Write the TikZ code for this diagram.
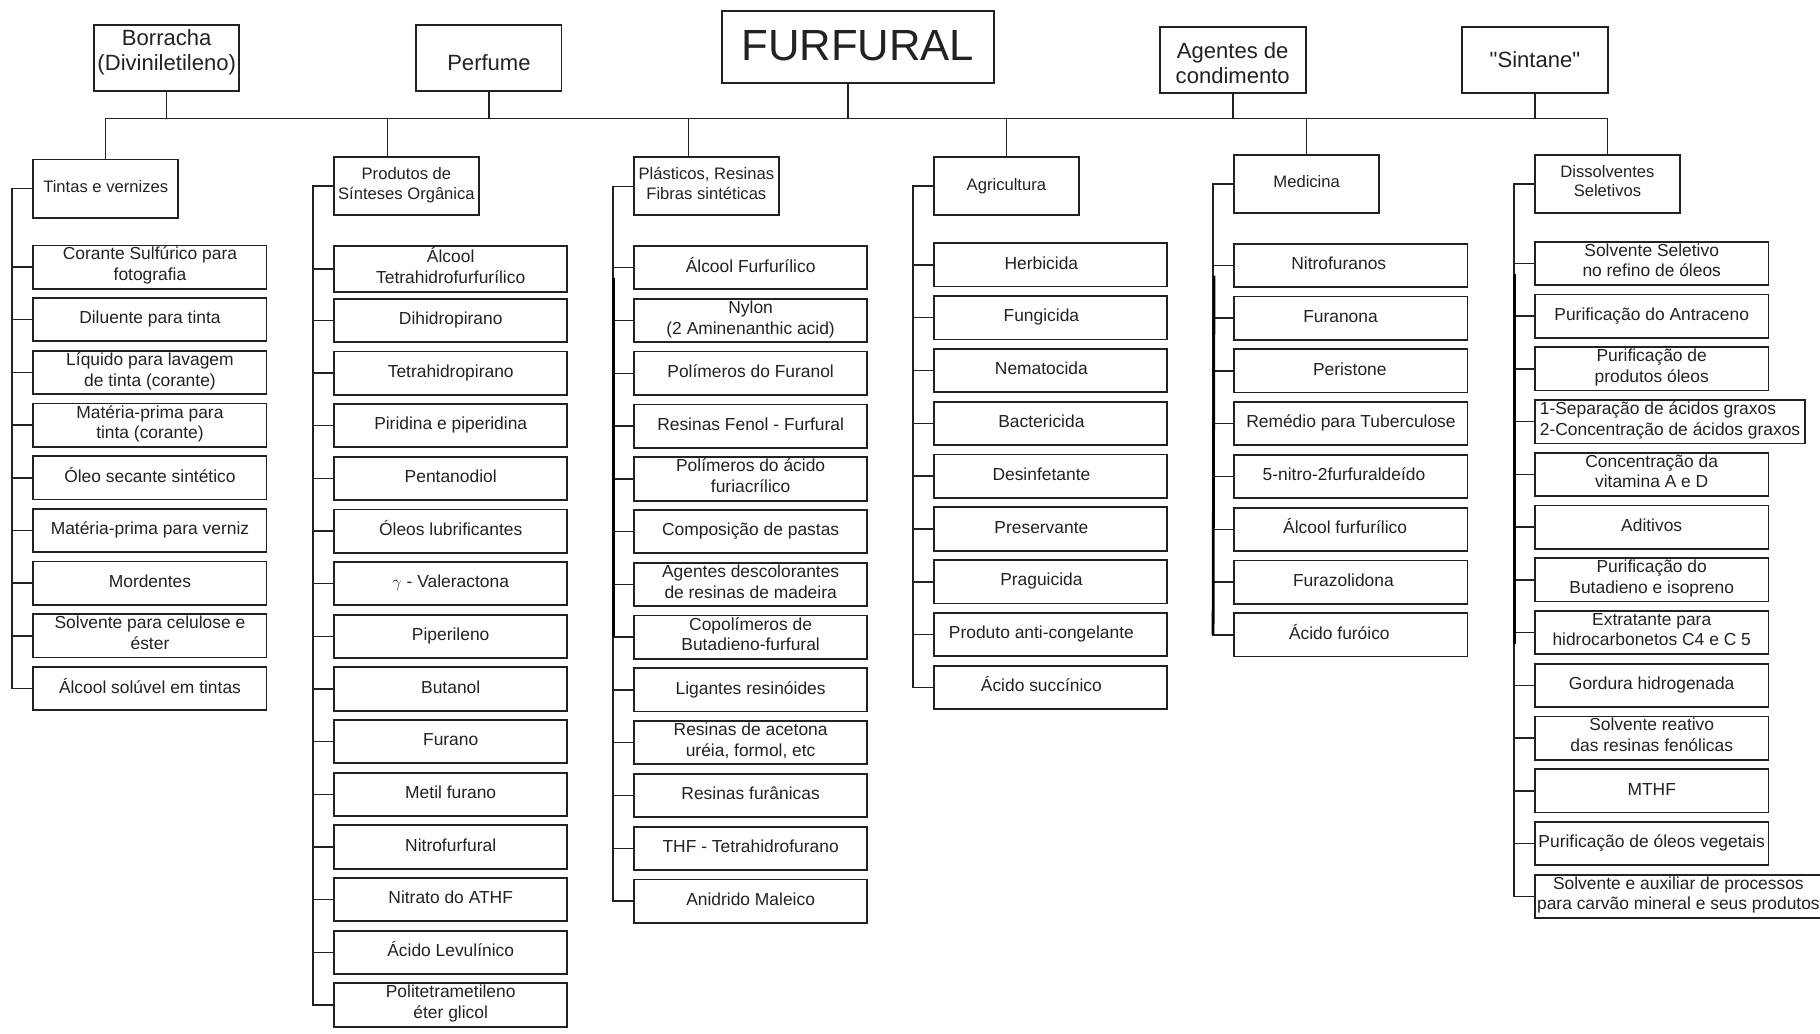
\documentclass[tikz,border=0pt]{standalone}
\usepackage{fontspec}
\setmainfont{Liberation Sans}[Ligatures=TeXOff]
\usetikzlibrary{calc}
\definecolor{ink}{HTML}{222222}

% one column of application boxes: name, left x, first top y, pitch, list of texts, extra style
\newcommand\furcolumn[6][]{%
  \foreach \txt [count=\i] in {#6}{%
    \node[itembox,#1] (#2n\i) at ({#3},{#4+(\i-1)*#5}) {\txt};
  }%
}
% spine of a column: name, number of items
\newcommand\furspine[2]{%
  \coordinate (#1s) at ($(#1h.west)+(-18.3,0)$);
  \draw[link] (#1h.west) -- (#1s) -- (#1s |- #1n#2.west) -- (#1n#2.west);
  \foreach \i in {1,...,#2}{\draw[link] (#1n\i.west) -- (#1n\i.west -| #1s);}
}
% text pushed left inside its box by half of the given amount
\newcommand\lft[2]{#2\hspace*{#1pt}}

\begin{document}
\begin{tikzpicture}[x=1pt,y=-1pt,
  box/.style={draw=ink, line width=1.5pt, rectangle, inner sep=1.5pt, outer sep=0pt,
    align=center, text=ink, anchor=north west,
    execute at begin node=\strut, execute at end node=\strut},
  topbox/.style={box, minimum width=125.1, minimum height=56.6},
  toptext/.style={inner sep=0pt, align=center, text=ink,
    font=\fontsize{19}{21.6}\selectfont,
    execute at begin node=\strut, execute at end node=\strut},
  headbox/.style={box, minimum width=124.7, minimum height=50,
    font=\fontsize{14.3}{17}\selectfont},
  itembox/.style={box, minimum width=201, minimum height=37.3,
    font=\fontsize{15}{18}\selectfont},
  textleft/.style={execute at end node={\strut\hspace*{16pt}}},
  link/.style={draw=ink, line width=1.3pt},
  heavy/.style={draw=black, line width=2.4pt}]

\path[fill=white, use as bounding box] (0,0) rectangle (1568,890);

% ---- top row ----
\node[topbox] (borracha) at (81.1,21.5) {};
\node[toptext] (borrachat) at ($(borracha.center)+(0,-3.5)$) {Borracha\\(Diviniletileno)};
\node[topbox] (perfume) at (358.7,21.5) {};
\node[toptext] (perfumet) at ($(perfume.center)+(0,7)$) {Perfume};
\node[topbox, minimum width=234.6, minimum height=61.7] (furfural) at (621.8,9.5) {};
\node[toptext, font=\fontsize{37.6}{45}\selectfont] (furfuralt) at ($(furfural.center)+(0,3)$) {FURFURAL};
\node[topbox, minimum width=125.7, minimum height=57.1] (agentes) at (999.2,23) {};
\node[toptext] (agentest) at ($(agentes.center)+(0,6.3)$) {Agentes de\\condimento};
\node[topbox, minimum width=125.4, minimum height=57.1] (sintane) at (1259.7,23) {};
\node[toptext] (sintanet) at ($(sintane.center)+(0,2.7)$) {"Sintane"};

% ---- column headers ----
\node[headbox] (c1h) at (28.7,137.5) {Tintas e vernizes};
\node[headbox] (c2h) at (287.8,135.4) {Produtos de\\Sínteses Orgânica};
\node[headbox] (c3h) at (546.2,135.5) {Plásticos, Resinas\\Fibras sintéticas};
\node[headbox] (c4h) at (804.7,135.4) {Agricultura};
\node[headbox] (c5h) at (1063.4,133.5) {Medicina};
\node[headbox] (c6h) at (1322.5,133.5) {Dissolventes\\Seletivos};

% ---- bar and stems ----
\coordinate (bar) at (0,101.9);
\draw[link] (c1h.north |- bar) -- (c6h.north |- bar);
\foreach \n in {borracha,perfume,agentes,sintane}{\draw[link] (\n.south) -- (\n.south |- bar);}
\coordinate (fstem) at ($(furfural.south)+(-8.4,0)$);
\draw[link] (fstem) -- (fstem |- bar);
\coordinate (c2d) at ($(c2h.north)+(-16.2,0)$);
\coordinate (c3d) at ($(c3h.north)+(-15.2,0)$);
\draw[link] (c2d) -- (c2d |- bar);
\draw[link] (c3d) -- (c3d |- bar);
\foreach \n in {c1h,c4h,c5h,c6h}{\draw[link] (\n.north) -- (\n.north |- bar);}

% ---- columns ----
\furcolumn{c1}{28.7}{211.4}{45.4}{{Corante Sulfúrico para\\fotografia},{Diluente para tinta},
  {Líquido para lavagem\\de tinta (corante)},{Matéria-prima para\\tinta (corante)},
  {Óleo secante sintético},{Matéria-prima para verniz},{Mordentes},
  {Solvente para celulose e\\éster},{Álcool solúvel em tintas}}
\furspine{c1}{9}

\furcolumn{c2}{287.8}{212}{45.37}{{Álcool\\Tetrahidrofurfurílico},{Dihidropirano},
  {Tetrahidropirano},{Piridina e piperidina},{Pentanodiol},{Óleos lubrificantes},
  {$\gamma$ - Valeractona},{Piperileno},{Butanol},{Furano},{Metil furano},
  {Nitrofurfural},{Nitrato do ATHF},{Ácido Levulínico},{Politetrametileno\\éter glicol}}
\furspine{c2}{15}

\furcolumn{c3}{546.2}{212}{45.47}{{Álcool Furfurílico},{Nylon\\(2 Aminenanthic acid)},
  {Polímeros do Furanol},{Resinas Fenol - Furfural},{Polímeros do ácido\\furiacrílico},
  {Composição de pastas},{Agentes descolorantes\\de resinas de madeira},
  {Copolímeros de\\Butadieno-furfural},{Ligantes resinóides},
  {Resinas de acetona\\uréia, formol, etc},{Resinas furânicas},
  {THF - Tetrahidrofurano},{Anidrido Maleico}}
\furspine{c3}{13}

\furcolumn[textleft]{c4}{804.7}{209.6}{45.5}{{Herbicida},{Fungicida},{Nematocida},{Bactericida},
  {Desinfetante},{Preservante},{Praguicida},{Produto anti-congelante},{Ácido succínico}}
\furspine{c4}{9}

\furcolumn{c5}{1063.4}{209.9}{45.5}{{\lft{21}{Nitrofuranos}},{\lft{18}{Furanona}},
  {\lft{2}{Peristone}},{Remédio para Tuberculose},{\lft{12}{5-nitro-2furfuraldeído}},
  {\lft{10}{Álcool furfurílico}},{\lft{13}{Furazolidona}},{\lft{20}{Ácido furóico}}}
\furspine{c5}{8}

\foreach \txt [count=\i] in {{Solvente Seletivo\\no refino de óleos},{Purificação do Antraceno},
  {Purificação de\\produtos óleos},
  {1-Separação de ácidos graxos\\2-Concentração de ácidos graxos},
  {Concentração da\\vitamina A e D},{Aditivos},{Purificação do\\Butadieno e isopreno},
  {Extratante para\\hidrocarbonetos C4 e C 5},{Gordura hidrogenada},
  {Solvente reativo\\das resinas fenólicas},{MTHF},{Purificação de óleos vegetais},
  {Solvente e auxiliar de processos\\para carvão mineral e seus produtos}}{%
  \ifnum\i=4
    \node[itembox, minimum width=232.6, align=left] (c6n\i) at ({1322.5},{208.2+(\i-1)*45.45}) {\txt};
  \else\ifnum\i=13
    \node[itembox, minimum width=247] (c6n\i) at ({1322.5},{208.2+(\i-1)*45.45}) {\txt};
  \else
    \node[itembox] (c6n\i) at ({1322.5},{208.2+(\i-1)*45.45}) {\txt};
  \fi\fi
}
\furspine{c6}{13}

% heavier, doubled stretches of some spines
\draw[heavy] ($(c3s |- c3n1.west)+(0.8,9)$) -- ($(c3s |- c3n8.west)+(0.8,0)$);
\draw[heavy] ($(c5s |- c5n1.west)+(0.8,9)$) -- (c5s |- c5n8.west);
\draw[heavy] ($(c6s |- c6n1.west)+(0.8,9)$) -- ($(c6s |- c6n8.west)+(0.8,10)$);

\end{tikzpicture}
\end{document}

= = = =

**WHAT THIS TASK INVOLVES**
Output the data above without changes, apart from leaving out the pictures.

**EXPECTED ANSWER**
Write the TikZ code for this diagram.
\documentclass[tikz,border=0pt]{standalone}
\usepackage{fontspec}
\setmainfont{Liberation Sans}[Ligatures=TeXOff]
\usetikzlibrary{calc}
\definecolor{ink}{HTML}{222222}

% one column of application boxes: name, left x, first top y, pitch, list of texts, extra style
\newcommand\furcolumn[6][]{%
  \foreach \txt [count=\i] in {#6}{%
    \node[itembox,#1] (#2n\i) at ({#3},{#4+(\i-1)*#5}) {\txt};
  }%
}
% spine of a column: name, number of items
\newcommand\furspine[2]{%
  \coordinate (#1s) at ($(#1h.west)+(-18.3,0)$);
  \draw[link] (#1h.west) -- (#1s) -- (#1s |- #1n#2.west) -- (#1n#2.west);
  \foreach \i in {1,...,#2}{\draw[link] (#1n\i.west) -- (#1n\i.west -| #1s);}
}
% text pushed left inside its box by half of the given amount
\newcommand\lft[2]{#2\hspace*{#1pt}}

\begin{document}
\begin{tikzpicture}[x=1pt,y=-1pt,
  box/.style={draw=ink, line width=1.5pt, rectangle, inner sep=1.5pt, outer sep=0pt,
    align=center, text=ink, anchor=north west,
    execute at begin node=\strut, execute at end node=\strut},
  topbox/.style={box, minimum width=125.1, minimum height=56.6},
  toptext/.style={inner sep=0pt, align=center, text=ink,
    font=\fontsize{19}{21.6}\selectfont,
    execute at begin node=\strut, execute at end node=\strut},
  headbox/.style={box, minimum width=124.7, minimum height=50,
    font=\fontsize{14.3}{17}\selectfont},
  itembox/.style={box, minimum width=201, minimum height=37.3,
    font=\fontsize{15}{18}\selectfont},
  textleft/.style={execute at end node={\strut\hspace*{16pt}}},
  link/.style={draw=ink, line width=1.3pt},
  heavy/.style={draw=black, line width=2.4pt}]

\path[fill=white, use as bounding box] (0,0) rectangle (1568,890);

% ---- top row ----
\node[topbox] (borracha) at (81.1,21.5) {};
\node[toptext] (borrachat) at ($(borracha.center)+(0,-3.5)$) {Borracha\\(Diviniletileno)};
\node[topbox] (perfume) at (358.7,21.5) {};
\node[toptext] (perfumet) at ($(perfume.center)+(0,7)$) {Perfume};
\node[topbox, minimum width=234.6, minimum height=61.7] (furfural) at (621.8,9.5) {};
\node[toptext, font=\fontsize{37.6}{45}\selectfont] (furfuralt) at ($(furfural.center)+(0,3)$) {FURFURAL};
\node[topbox, minimum width=125.7, minimum height=57.1] (agentes) at (999.2,23) {};
\node[toptext] (agentest) at ($(agentes.center)+(0,6.3)$) {Agentes de\\condimento};
\node[topbox, minimum width=125.4, minimum height=57.1] (sintane) at (1259.7,23) {};
\node[toptext] (sintanet) at ($(sintane.center)+(0,2.7)$) {"Sintane"};

% ---- column headers ----
\node[headbox] (c1h) at (28.7,137.5) {Tintas e vernizes};
\node[headbox] (c2h) at (287.8,135.4) {Produtos de\\Sínteses Orgânica};
\node[headbox] (c3h) at (546.2,135.5) {Plásticos, Resinas\\Fibras sintéticas};
\node[headbox] (c4h) at (804.7,135.4) {Agricultura};
\node[headbox] (c5h) at (1063.4,133.5) {Medicina};
\node[headbox] (c6h) at (1322.5,133.5) {Dissolventes\\Seletivos};

% ---- bar and stems ----
\coordinate (bar) at (0,101.9);
\draw[link] (c1h.north |- bar) -- (c6h.north |- bar);
\foreach \n in {borracha,perfume,agentes,sintane}{\draw[link] (\n.south) -- (\n.south |- bar);}
\coordinate (fstem) at ($(furfural.south)+(-8.4,0)$);
\draw[link] (fstem) -- (fstem |- bar);
\coordinate (c2d) at ($(c2h.north)+(-16.2,0)$);
\coordinate (c3d) at ($(c3h.north)+(-15.2,0)$);
\draw[link] (c2d) -- (c2d |- bar);
\draw[link] (c3d) -- (c3d |- bar);
\foreach \n in {c1h,c4h,c5h,c6h}{\draw[link] (\n.north) -- (\n.north |- bar);}

% ---- columns ----
\furcolumn{c1}{28.7}{211.4}{45.4}{{Corante Sulfúrico para\\fotografia},{Diluente para tinta},
  {Líquido para lavagem\\de tinta (corante)},{Matéria-prima para\\tinta (corante)},
  {Óleo secante sintético},{Matéria-prima para verniz},{Mordentes},
  {Solvente para celulose e\\éster},{Álcool solúvel em tintas}}
\furspine{c1}{9}

\furcolumn{c2}{287.8}{212}{45.37}{{Álcool\\Tetrahidrofurfurílico},{Dihidropirano},
  {Tetrahidropirano},{Piridina e piperidina},{Pentanodiol},{Óleos lubrificantes},
  {$\gamma$ - Valeractona},{Piperileno},{Butanol},{Furano},{Metil furano},
  {Nitrofurfural},{Nitrato do ATHF},{Ácido Levulínico},{Politetrametileno\\éter glicol}}
\furspine{c2}{15}

\furcolumn{c3}{546.2}{212}{45.47}{{Álcool Furfurílico},{Nylon\\(2 Aminenanthic acid)},
  {Polímeros do Furanol},{Resinas Fenol - Furfural},{Polímeros do ácido\\furiacrílico},
  {Composição de pastas},{Agentes descolorantes\\de resinas de madeira},
  {Copolímeros de\\Butadieno-furfural},{Ligantes resinóides},
  {Resinas de acetona\\uréia, formol, etc},{Resinas furânicas},
  {THF - Tetrahidrofurano},{Anidrido Maleico}}
\furspine{c3}{13}

\furcolumn[textleft]{c4}{804.7}{209.6}{45.5}{{Herbicida},{Fungicida},{Nematocida},{Bactericida},
  {Desinfetante},{Preservante},{Praguicida},{Produto anti-congelante},{Ácido succínico}}
\furspine{c4}{9}

\furcolumn{c5}{1063.4}{209.9}{45.5}{{\lft{21}{Nitrofuranos}},{\lft{18}{Furanona}},
  {\lft{2}{Peristone}},{Remédio para Tuberculose},{\lft{12}{5-nitro-2furfuraldeído}},
  {\lft{10}{Álcool furfurílico}},{\lft{13}{Furazolidona}},{\lft{20}{Ácido furóico}}}
\furspine{c5}{8}

\foreach \txt [count=\i] in {{Solvente Seletivo\\no refino de óleos},{Purificação do Antraceno},
  {Purificação de\\produtos óleos},
  {1-Separação de ácidos graxos\\2-Concentração de ácidos graxos},
  {Concentração da\\vitamina A e D},{Aditivos},{Purificação do\\Butadieno e isopreno},
  {Extratante para\\hidrocarbonetos C4 e C 5},{Gordura hidrogenada},
  {Solvente reativo\\das resinas fenólicas},{MTHF},{Purificação de óleos vegetais},
  {Solvente e auxiliar de processos\\para carvão mineral e seus produtos}}{%
  \ifnum\i=4
    \node[itembox, minimum width=232.6, align=left] (c6n\i) at ({1322.5},{208.2+(\i-1)*45.45}) {\txt};
  \else\ifnum\i=13
    \node[itembox, minimum width=247] (c6n\i) at ({1322.5},{208.2+(\i-1)*45.45}) {\txt};
  \else
    \node[itembox] (c6n\i) at ({1322.5},{208.2+(\i-1)*45.45}) {\txt};
  \fi\fi
}
\furspine{c6}{13}

% heavier, doubled stretches of some spines
\draw[heavy] ($(c3s |- c3n1.west)+(0.8,9)$) -- ($(c3s |- c3n8.west)+(0.8,0)$);
\draw[heavy] ($(c5s |- c5n1.west)+(0.8,9)$) -- (c5s |- c5n8.west);
\draw[heavy] ($(c6s |- c6n1.west)+(0.8,9)$) -- ($(c6s |- c6n8.west)+(0.8,10)$);

\end{tikzpicture}
\end{document}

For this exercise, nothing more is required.